DATA IN THIS EXERCISE

________

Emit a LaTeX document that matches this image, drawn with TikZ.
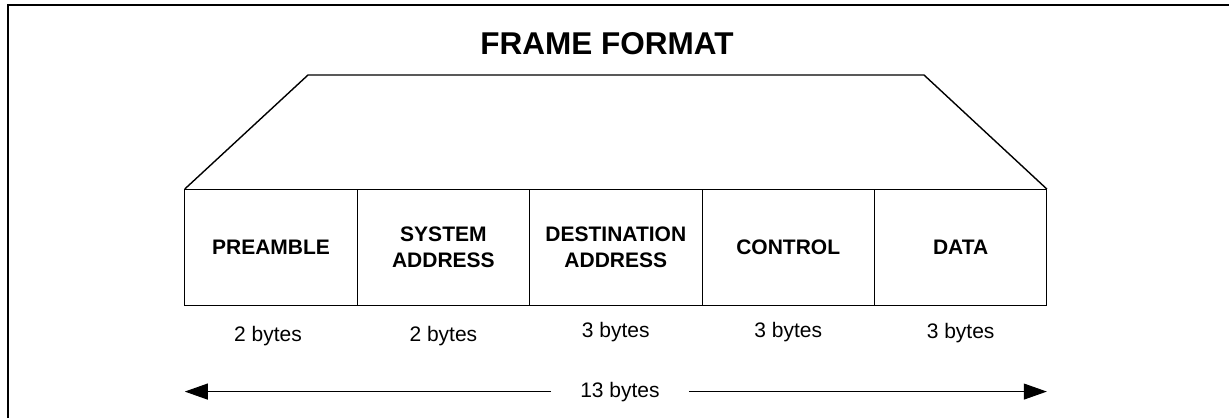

________

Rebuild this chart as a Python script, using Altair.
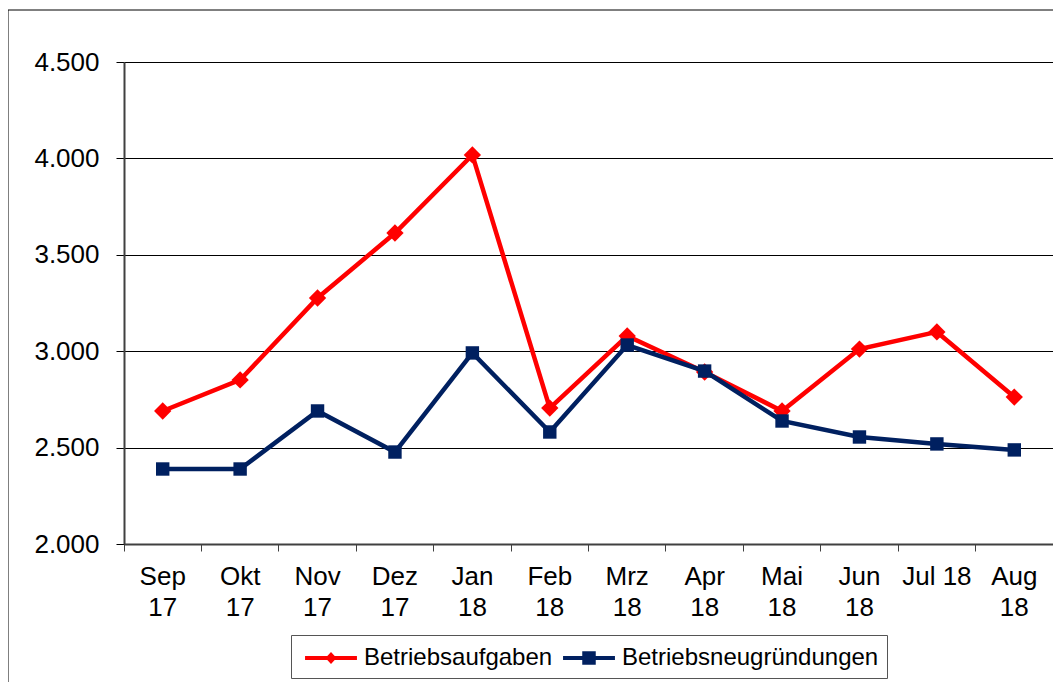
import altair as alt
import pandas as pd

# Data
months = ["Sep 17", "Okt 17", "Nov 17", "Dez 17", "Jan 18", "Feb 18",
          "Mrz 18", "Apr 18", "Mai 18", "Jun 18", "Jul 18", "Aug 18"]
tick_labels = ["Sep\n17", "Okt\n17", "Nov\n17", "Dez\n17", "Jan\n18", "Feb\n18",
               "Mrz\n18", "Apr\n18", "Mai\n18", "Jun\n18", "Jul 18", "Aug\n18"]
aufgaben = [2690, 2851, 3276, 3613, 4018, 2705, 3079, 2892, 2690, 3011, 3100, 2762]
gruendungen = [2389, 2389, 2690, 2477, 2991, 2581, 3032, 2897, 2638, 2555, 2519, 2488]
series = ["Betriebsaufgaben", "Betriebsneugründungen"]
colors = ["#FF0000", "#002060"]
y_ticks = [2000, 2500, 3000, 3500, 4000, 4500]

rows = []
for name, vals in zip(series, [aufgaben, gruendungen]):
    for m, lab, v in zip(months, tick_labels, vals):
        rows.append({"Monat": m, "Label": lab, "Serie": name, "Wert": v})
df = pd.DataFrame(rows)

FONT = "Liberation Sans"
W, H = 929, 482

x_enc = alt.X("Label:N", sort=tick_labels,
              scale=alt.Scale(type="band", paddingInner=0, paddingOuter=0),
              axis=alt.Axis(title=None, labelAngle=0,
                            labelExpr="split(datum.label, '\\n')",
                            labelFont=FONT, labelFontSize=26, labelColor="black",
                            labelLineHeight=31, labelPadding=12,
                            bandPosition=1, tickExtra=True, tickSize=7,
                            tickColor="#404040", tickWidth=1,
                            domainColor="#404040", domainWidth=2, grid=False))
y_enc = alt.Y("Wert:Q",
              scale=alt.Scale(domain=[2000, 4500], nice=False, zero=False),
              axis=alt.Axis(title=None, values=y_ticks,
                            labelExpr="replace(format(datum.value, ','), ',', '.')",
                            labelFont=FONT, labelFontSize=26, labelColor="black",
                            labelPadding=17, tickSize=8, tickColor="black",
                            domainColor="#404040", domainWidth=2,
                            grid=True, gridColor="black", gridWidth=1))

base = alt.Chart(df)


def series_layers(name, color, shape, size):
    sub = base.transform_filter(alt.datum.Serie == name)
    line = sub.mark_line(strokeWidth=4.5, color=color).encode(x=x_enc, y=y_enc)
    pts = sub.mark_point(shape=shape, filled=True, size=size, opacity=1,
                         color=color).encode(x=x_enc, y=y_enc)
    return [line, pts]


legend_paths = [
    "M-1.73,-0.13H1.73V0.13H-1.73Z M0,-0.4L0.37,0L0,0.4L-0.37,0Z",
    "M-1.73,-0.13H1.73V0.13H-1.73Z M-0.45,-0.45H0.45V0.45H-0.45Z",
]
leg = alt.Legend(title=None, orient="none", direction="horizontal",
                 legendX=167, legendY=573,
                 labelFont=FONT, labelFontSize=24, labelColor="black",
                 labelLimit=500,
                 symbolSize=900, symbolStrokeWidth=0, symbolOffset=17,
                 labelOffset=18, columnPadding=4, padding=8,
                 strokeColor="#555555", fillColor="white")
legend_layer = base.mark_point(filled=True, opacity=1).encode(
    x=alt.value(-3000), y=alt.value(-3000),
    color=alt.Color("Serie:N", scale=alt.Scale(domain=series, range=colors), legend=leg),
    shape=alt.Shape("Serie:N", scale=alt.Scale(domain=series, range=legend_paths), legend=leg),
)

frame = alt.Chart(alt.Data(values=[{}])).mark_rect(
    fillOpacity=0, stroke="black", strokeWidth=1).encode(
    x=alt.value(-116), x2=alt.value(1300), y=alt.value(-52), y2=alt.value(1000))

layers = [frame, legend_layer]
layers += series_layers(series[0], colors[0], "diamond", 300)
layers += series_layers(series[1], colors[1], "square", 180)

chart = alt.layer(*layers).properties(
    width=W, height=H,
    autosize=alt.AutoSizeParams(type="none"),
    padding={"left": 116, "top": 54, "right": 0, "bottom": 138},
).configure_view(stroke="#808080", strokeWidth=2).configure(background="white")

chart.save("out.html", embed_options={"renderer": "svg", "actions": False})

________

WRITTEN TASK
Pictures stay out: repeat exactly only the lines from the one with "Rebuild this chart" through the one with "import pandas as pd".

IN RESPONSE
Rebuild this chart as a Python script, using Altair.
import altair as alt
import pandas as pd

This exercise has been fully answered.